The discretion is supposed to be bounded by law. The statute says the secretary must base decisions on country conditions and consult with other agencies. If courts can't check whether those requirements were actually met, then the law becomes meaningless—the secretary can do whatever they want and call it TPS.
But the administration says Congress already built in checks, like the eighteen-month limit and regular review intervals.
Those are procedural safeguards, sure. But they don't prevent a secretary from making a decision for purely political reasons while claiming it's based on country conditions. The lower courts found evidence of exactly that—statements showing the goal was to end TPS regardless of whether countries were actually safe.
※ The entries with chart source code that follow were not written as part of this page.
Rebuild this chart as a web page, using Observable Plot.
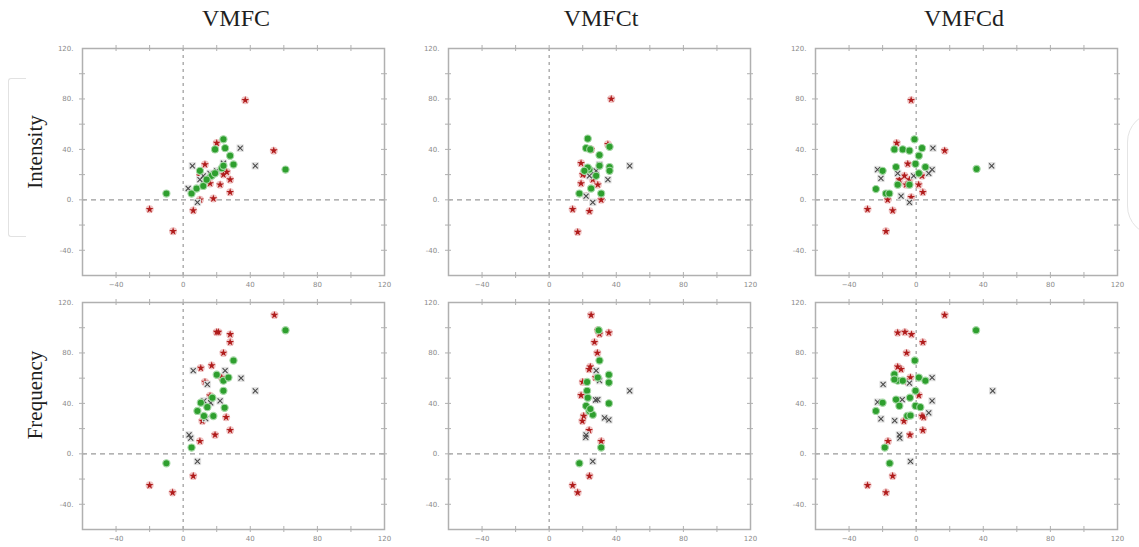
<!DOCTYPE html>
<html>
<head>
<meta charset="utf-8">
<script src="https://cdn.jsdelivr.net/npm/d3@7"></script>
<script src="https://cdn.jsdelivr.net/npm/@observablehq/plot@0.6"></script>
<style>
  html, body { margin: 0; padding: 0; background: #fff; }
  #root { position: relative; width: 1139px; height: 547px; overflow: hidden; background: #fff; }
  .title { position: absolute; font-family: "Liberation Serif", "DejaVu Serif", serif; font-size: 24px; color: #1e1e1e; transform: translateX(-50%); white-space: nowrap; }
  .rowlab { position: absolute; font-family: "Liberation Serif", "DejaVu Serif", serif; font-size: 21px; color: #1e1e1e; transform: translate(-50%, -50%) rotate(-90deg); white-space: nowrap; }
  .panel { position: absolute; }
</style>
</head>
<body>
<div id="root"></div>
<script>
// ---- Data (x = VMFC variant value, y = Intensity / Frequency value) ----
const columnTitles = ["VMFC", "VMFCt", "VMFCd"];
const rowTitles = ["Intensity", "Frequency"];
const labelTicks = [-40, 0, 40, 80, 120];
const minorTicks = [-40, -20, 0, 20, 40, 60, 80, 100];

// Intensity vs VMFC
const vmfcIntRed = [[37,79],[54,39],[-20,-7.5],[-6,-25],[6,-8.5],[10,0],[18,1],[28,6],[20,45],[13,28],[22,12],[24,20],[28,16],[16,13],[10,19],[26,22]];
const vmfcIntGreen = [[-10,5],[24,48],[19,40],[25,41],[28,35],[30,28],[61,24],[23,25],[24,27],[5,5],[8,9],[12,11],[10,23],[17,19],[19,21],[14,16]];
const vmfcIntGray = [[5.5,27],[34,41],[43,27],[3,9],[8.5,-2],[12,19],[16,21],[20,23],[10,16],[24,29]];
// Intensity vs VMFCt
const vmfctIntRed = [[37,80],[14,-7.5],[17,-25.6],[24,-9],[31,0],[22,3],[19,13],[19,29],[35,44],[25,40],[26,16],[22,20],[29,12],[20,20]];
const vmfctIntGreen = [[23,48.5],[22,41],[24.5,40],[30,35.5],[36,42],[36,26],[36,23],[18,5],[31,5],[25,9],[24,24],[23,25.6],[21,23],[28,19],[30,27]];
const vmfctIntGray = [[48,27],[26,-2],[35,16],[30,28],[28,23],[24,19],[27,20],[22,3]];
// Intensity vs VMFCd
const vmfcdIntRed = [[-3,79],[17,39],[-11.6,45],[-29,-7.5],[-14,-8.5],[-18,-25],[-17,0],[-3,2],[4,6],[-5,28.5],[-10,16],[-6,12],[1.5,12],[3.5,19],[-7,19],[-4,16]];
const vmfcdIntGreen = [[-1,48],[-13,40],[-8,40],[-4,39],[3.5,41],[1.6,35],[36,24.5],[-24,8.5],[-18,5],[-16,5],[-20,23],[-12,26],[-0.4,28.5],[5.5,26],[1.6,21],[-4,12],[-11,12]];
const vmfcdIntGray = [[45,27],[10,41],[-23,24],[-21,17],[-9,3],[-4,-2],[9.5,24],[7.5,21],[-11,21],[-1.5,19]];
// Frequency vs VMFC
const vmfcFreqRed = [[54.4,110],[21,96.5],[20,96.5],[28,94.7],[28,88.5],[24,80],[10.5,68],[17,70],[13,57],[23,60.5],[16,46],[19,15],[10,10],[28,18.7],[25.6,29],[11.4,26],[6,-17.6],[-20,-25],[-6.3,-30.7]];
const vmfcFreqGreen = [[61,98],[30,74],[20,62.7],[24,58],[27,60.5],[24,50],[17.4,44.5],[10.5,40.5],[8.5,34],[12.4,30],[18,30],[24.7,36.5],[14.4,37],[5,5],[-10,-7.5]];
const vmfcFreqGray = [[6,66],[25,66],[34.5,60],[43,50],[14.4,55],[3.5,15],[4.5,12.5],[8.5,-6],[12.4,42],[22,42],[13.4,28],[16.4,40.5]];
// Frequency vs VMFCt
const vmfctFreqRed = [[25,110],[29,98],[30,95],[35.6,96],[27,88.5],[28.7,80],[24.5,69],[23.8,67],[20,57],[27.7,60.5],[19,46.4],[20.6,30],[19.8,26],[23.8,18.7],[31,10],[24,-17.6],[14,-25],[17,-30.7]];
const vmfctFreqGreen = [[29.5,98],[30,74],[35.6,62.7],[35.6,56.5],[35.6,40],[29,60.5],[22.6,57],[22.6,50],[23,44.5],[22,38],[24,34],[26,31],[31,5],[18,-7.5],[24.5,35.5]];
const vmfctFreqGray = [[48,50],[28,66],[30,58],[27.7,42.7],[33,28.5],[35.6,27],[22,15],[21.8,13],[26,-6],[29,43]];
// Frequency vs VMFCd
const vmfcdFreqRed = [[17,110],[-11,96],[-6.7,96.5],[-2.8,94.7],[4,88.5],[-5.7,80],[-11,69],[-9,67],[-3.4,60.5],[-5,57],[1.6,46.4],[3.5,30],[4.5,29],[4,18.7],[-3.7,15],[-7.3,26],[-16.8,10],[-14,-17.6],[-29,-25],[-18,-30.7]];
const vmfcdFreqGreen = [[35.7,98],[-0.8,74],[-13,63],[-11,58],[-8,58],[1.6,60.5],[5.5,58],[-0.4,50],[-3.7,44.5],[-12,43],[-10,38],[-20,40.5],[-24,34],[-5.3,30],[-3.4,30.4],[-0.4,38],[2.5,37],[-18.7,5],[-15.8,-7.5],[-13,59]];
const vmfcdFreqGray = [[45.6,50],[9.5,60.5],[-19.7,55],[-23,41],[-21,27.7],[-12.8,26.4],[-10,15],[-9.7,12.5],[-3.4,-6],[9.5,42],[7.5,32.5],[-8.3,43],[-4,56]];

// ---- Layout ----
const root = document.getElementById("root");
const colLeft = [82, 448, 815];
const rowTop = [48, 302];
const innerW = 302, innerH = 227;
const mL = 40, mR = 10, mT = 10, mB = 22;

const panels = [
  [ [vmfcIntRed, vmfcIntGreen, vmfcIntGray], [vmfctIntRed, vmfctIntGreen, vmfctIntGray], [vmfcdIntRed, vmfcdIntGreen, vmfcdIntGray] ],
  [ [vmfcFreqRed, vmfcFreqGreen, vmfcFreqGray], [vmfctFreqRed, vmfctFreqGreen, vmfctFreqGray], [vmfcdFreqRed, vmfcdFreqGreen, vmfcdFreqGray] ]
];

const px = d => d[0], py = d => d[1];
const gridC = "#b0b0b0";

for (let r = 0; r < 2; r++) {
  for (let c = 0; c < 3; c++) {
    const [red, green, gray] = panels[r][c];
    const chart = Plot.plot({
      width: innerW + mL + mR,
      height: innerH + mT + mB,
      marginLeft: mL, marginRight: mR, marginTop: mT, marginBottom: mB,
      x: {domain: [-60, 120]},
      y: {domain: [-60, 120]},
      style: {background: "transparent", overflow: "visible", fontFamily: "'DejaVu Sans', sans-serif"},
      marks: [
        Plot.ruleY([0], {stroke: "#9a9a9a", strokeWidth: 1.2, strokeDasharray: "5,4"}),
        Plot.ruleX([0], {stroke: "#9a9a9a", strokeWidth: 1.2, strokeDasharray: "3,4"}),
        Plot.frame({stroke: gridC, strokeWidth: 1.5}),
        // tick marks on all four sides (crossing the frame)
        Plot.tickX(minorTicks, {x: d => d, insetTop: innerH - 3, insetBottom: -3, stroke: gridC}),
        Plot.tickX(minorTicks, {x: d => d, insetBottom: innerH - 3, insetTop: -3, stroke: gridC}),
        Plot.tickY(minorTicks, {y: d => d, insetRight: innerW - 3, insetLeft: -3, stroke: gridC}),
        Plot.tickY(minorTicks, {y: d => d, insetLeft: innerW - 3, insetRight: -3, stroke: gridC}),
        Plot.axisX(labelTicks, {anchor: "bottom", tickSize: 0, tickPadding: 7, fontSize: 7, color: "#8a8a8a", label: null}),
        Plot.axisY(labelTicks, {anchor: "left", tickSize: 0, tickPadding: 9, fontSize: 7, color: "#8a8a8a", label: null, tickFormat: d => d + "."}),
        // red series
        Plot.dot(red, {x: px, y: py, r: 4, fill: "#f0c6c6"}),
        Plot.dot(red, {x: px, y: py, symbol: "star", r: 2.5, fill: "#b01c1c"}),
        // gray series
        Plot.dot(gray, {x: px, y: py, symbol: "square", r: 4.2, fill: "#e2e2e2"}),
        Plot.dot(gray, {x: px, y: py, symbol: "times", r: 2.4, stroke: "#4a4a4a", strokeWidth: 1.1}),
        // green series
        Plot.dot(green, {x: px, y: py, r: 3.6, fill: "#2e9f2e", stroke: "#a5d8a5", strokeWidth: 1.1})
      ]
    });
    chart.classList.add("panel");
    chart.style.left = (colLeft[c] - mL) + "px";
    chart.style.top = (rowTop[r] - mT) + "px";
    root.appendChild(chart);
  }
}

// titles
const titleX = [236, 601, 964];
columnTitles.forEach((t, i) => {
  const d = document.createElement("div");
  d.className = "title";
  d.textContent = t;
  d.style.left = titleX[i] + "px";
  d.style.top = "5px";
  root.appendChild(d);
});
const rowY = [152, 395];
rowTitles.forEach((t, i) => {
  const d = document.createElement("div");
  d.className = "rowlab";
  d.textContent = t;
  d.style.left = "35px";
  d.style.top = rowY[i] + "px";
  root.appendChild(d);
});

// faint decorative bracket / rounded box seen in the reference
const br = document.createElement("div");
Object.assign(br.style, {position: "absolute", left: "8px", top: "78px", width: "17px", height: "157px",
  borderLeft: "1.5px solid #e2e2e2", borderTop: "1.5px solid #e2e2e2", borderBottom: "1.5px solid #e2e2e2", borderRadius: "3px 0 0 3px"});
root.appendChild(br);
const rb = document.createElement("div");
Object.assign(rb.style, {position: "absolute", left: "1127px", top: "112px", width: "80px", height: "122px",
  border: "1.5px solid #e4e4e4", borderRadius: "30px"});
root.appendChild(rb);
</script>
</body>
</html>
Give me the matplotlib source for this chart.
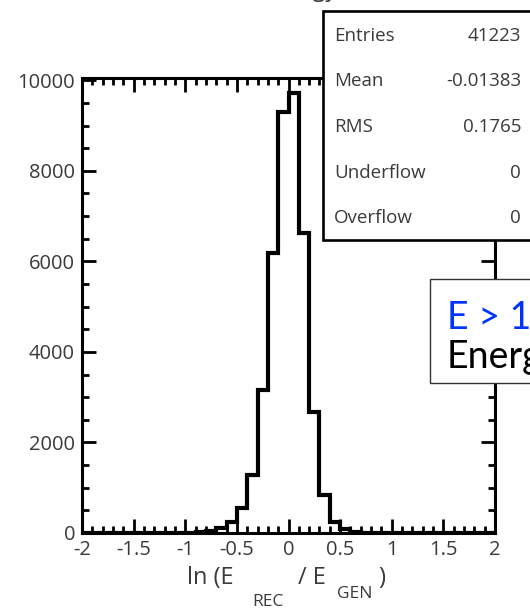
import numpy as np
import matplotlib
matplotlib.use('Agg')
import matplotlib.pyplot as plt
from matplotlib.patches import Rectangle
from matplotlib.ticker import MultipleLocator

# ln(E_rec / E_gen) histogram, 40 bins between -2 and 2
x_lo, x_hi = -2.0, 2.0
counts = [0, 0, 0, 0, 0, 0, 0, 0, 0, 0,
          0, 20, 40, 100, 240, 550, 1280, 3160, 6180, 9290,
          9710, 6620, 2670, 840, 240, 90, 30, 10, 0, 0,
          0, 0, 0, 0, 0, 0, 0, 0, 0, 0]

stat_names = ['Entries', 'Mean', 'RMS', 'Underflow', 'Overflow']
stat_values = ['41223', '-0.01383', '0.1765', '0', '0']

x_ticks = [-2, -1.5, -1, -0.5, 0, 0.5, 1, 1.5, 2]
x_ticklabels = ['-2', '-1.5', '-1', '-0.5', '0', '0.5', '1', '1.5', '2']
y_ticks = [0, 2000, 4000, 6000, 8000, 10000]

FONT = 'Open Sans'
W, H = 530, 611

fig = plt.figure(figsize=(W / 100, H / 100), dpi=100)
ax = fig.add_axes([82 / W, 1 - 533 / H, (495 - 82) / W, (533 - 78) / H])

edges = np.linspace(x_lo, x_hi, len(counts) + 1)
ax.stairs(counts, edges, color='black', lw=3.0)

ax.set_xlim(x_lo, x_hi)
ax.set_ylim(0, 10050)
ax.set_xticks(x_ticks)
ax.set_xticklabels(x_ticklabels)
ax.set_yticks(y_ticks)
ax.xaxis.set_minor_locator(MultipleLocator(0.1))
ax.yaxis.set_minor_locator(MultipleLocator(500))
ax.tick_params(which='both', direction='in', top=True, right=True,
               width=2, color='black', labelcolor='#3a3a3a', labelsize=14.5)
ax.tick_params(which='major', length=10, pad=5)
ax.tick_params(which='minor', length=5)
for lab in ax.get_xticklabels() + ax.get_yticklabels():
    lab.set_fontfamily(FONT)
for sp in ax.spines.values():
    sp.set_linewidth(2.2)

# axis title with lowered subscripts
lab_kw = dict(ha='center', va='center', color='#3a3a3a', family=FONT)
fig.text(210 / W, 1 - 578 / H, 'ln (E', fontsize=17, **lab_kw)
fig.text(268 / W, 1 - 602 / H, 'REC', fontsize=12.5, **lab_kw)
fig.text(312 / W, 1 - 578 / H, '/ E', fontsize=17, **lab_kw)
fig.text(355 / W, 1 - 594 / H, 'GEN', fontsize=12.5, **lab_kw)
fig.text(382 / W, 1 - 578 / H, ')', fontsize=17, **lab_kw)

# title, mostly above the top edge
fig.text(300 / W, 1 - (-10) / H, '(Energy)', fontsize=17, ha='center',
         va='center', color='#3a3a3a', family=FONT)

# statistics box
fig.add_artist(Rectangle((323 / W, 1 - 240 / H), (560 - 323) / W, (240 - 11) / H,
                         transform=fig.transFigure, facecolor='white',
                         edgecolor='black', lw=1.9, zorder=5))
for i, (name, val) in enumerate(zip(stat_names, stat_values)):
    y = 1 - (36 + i * 45.5) / H
    fig.text(334 / W, y, name, fontsize=13.5, ha='left', va='center',
             color='#3a3a3a', family=FONT, zorder=6)
    fig.text(521 / W, y, val, fontsize=13.5, ha='right', va='center',
             color='#3a3a3a', family=FONT, zorder=6)

# energy cut label
fig.add_artist(Rectangle((430 / W, 1 - 383 / H), (560 - 430) / W, (383 - 279) / H,
                         transform=fig.transFigure, facecolor='white',
                         edgecolor='#333333', lw=1.0, zorder=5))
fig.text(447 / W, 1 - 318 / H, 'E > 1 GeV', fontsize=27, ha='left', va='center',
         color='#0033ff', family='Lato', zorder=6)
fig.text(447 / W, 1 - 357 / H, 'Energy', fontsize=27, ha='left', va='center',
         color='black', family='Lato', zorder=6)

fig.savefig('out.png', dpi=100)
What would happen to someone like Dahlia if the Supreme Court sides with the administration?
She'd lose her legal status and face deportation to Syria, a country she's never lived in and has no family in. She'd go from being a lawful resident with a job and a life to being undocumented and at risk of removal. And it wouldn't just be her—it would affect over a million people.
Is there any argument that the administration's concerns about national security are legitimate?
The administration makes that argument, and it's worth taking seriously. But the State Department itself said there were no foreign policy concerns with ending these protections. And both countries have Level 4 travel warnings for Americans. If they're too dangerous for Americans to visit, how can they be safe for deportees?
So what's the real question the Supreme Court is deciding?
Whether the executive branch can make immigration decisions in secret, without courts ever being able to ask whether it followed the law. That's the stakes.